Le recenti elezioni negli Stati Uniti hanno offerto uno spettacolo politico ricco di drammaticità e contraddizioni. Come spesso accade in politica, le scelte degli elettori sono determinate da una serie di fattori complessi, ma ciò che emerge con maggiore chiarezza è l’enorme polarizzazione tra i principali contendenti: Kamala Harris, vicepresidente uscente e simbolo di un’ala progressista, e Donald Trump, l’ex presidente controverso che non ha mai smesso di essere una figura di rottura.
Partiamo da un’osservazione puramente visiva. Sin dalle prime fasi della campagna elettorale, Kamala Harris sembrava mettere in scena un personaggio costruito ad arte, un sorriso plastificato che difficilmente riusciva a nascondere una certa arroganza e, forse, una dose eccessiva di fiducia nelle sue capacità.

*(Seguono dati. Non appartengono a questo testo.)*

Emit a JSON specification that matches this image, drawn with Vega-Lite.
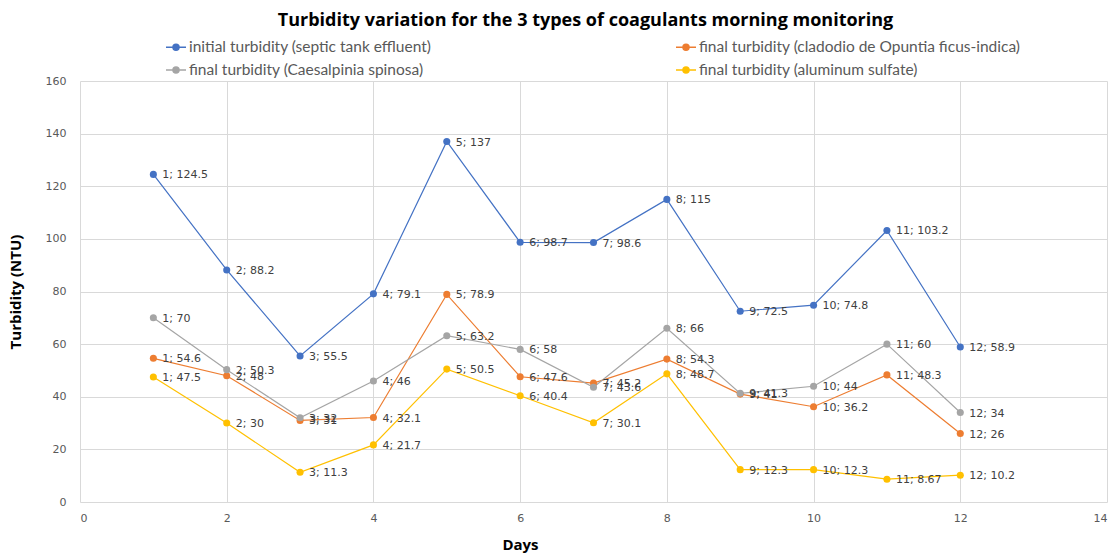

La sua figura sembrava più una strategia di marketing che un vero impegno politico, come se fosse il volto di un prodotto da vendere, non tanto una leader capace di raccogliere la fiducia dell’elettorato.
A ben vedere, forse, Harris è stata gettata nella mischia troppo tardi, nonostante le aspettative costruite su di lei. La sua campagna non è riuscita a brillare come quella del presidente Biden nel 2020, e questo ha sicuramente contribuito al suo insuccesso.
Dall’altra parte c’era Donald Trump, un personaggio che non ha mai avuto bisogno di recitare una parte. Trump è sempre stato “se stesso”, anche se questo “se stesso” è stato di volta in volta un po’ goffo, un po’ bullo, ma sempre decisamente autentico nel suo essere controverso. Eppure, questa autenticità, che spesso viene percepita come imperfezione o arroganza, ha trovato un ampio consenso tra milioni di americani. Trump non ha mai nascosto la sua natura. Piuttosto, ha capitalizzato su di essa, guadagnandosi l’affetto di una parte dell’elettorato che apprezza la sua schiettezza e il suo stile diretto. “Amalo o odiarlo”, Trump è sempre riuscito a toccare le corde giuste per conquistare una solida base di supporto, e alla fine la maggioranza lo ha premiato, riconoscendo in lui l’uomo che sapeva parlare “diretto” al cuore dell’America.
Quello che sembra emergere da questa competizione è un paese diviso, dove la polarizzazione politica è diventata una cifra distintiva. Kamala Harris, pur avendo l’intelligenza e l’esperienza necessarie, non ha saputo convincere. E questo nonostante il supporto da parte di un establishment che, nel suo tentativo di mantenere la coerenza politica, ha dato troppo per scontato il consenso popolare. Dall’altra parte, Trump ha continuato a parlare alla sua base, rimanendo una figura coerente con la sua visione del mondo, una visione che, per quanto divisiva, ha trovato una risposta positiva in milioni di americani.
Riflettendo sul risultato delle elezioni, non posso dire di essere sorpreso, ma nemmeno entusiasta. La scelta del popolo americano è il risultato di un processo democratico, che va rispettato, pur nella consapevolezza che non sempre il popolo sceglie ciò che sarebbe meglio per il paese, o per il mondo intero. In fondo, l’America è la prima potenza mondiale e le sue decisioni politiche non possono non avere ripercussioni globali.
Spero, sebbene sia difficile da credere, che Trump mantenga almeno una parte della sua promessa di “terminare la guerra in dieci giorni”. Seppur una dichiarazione eccessivamente ottimistica, rimane un desiderio di chi spera che la sua presidenza non porti ulteriore instabilità al mondo. È difficile, lo ammetto, immaginare che Trump possa realmente riuscire a garantire questo, ma la speranza è sempre l’ultima a morire.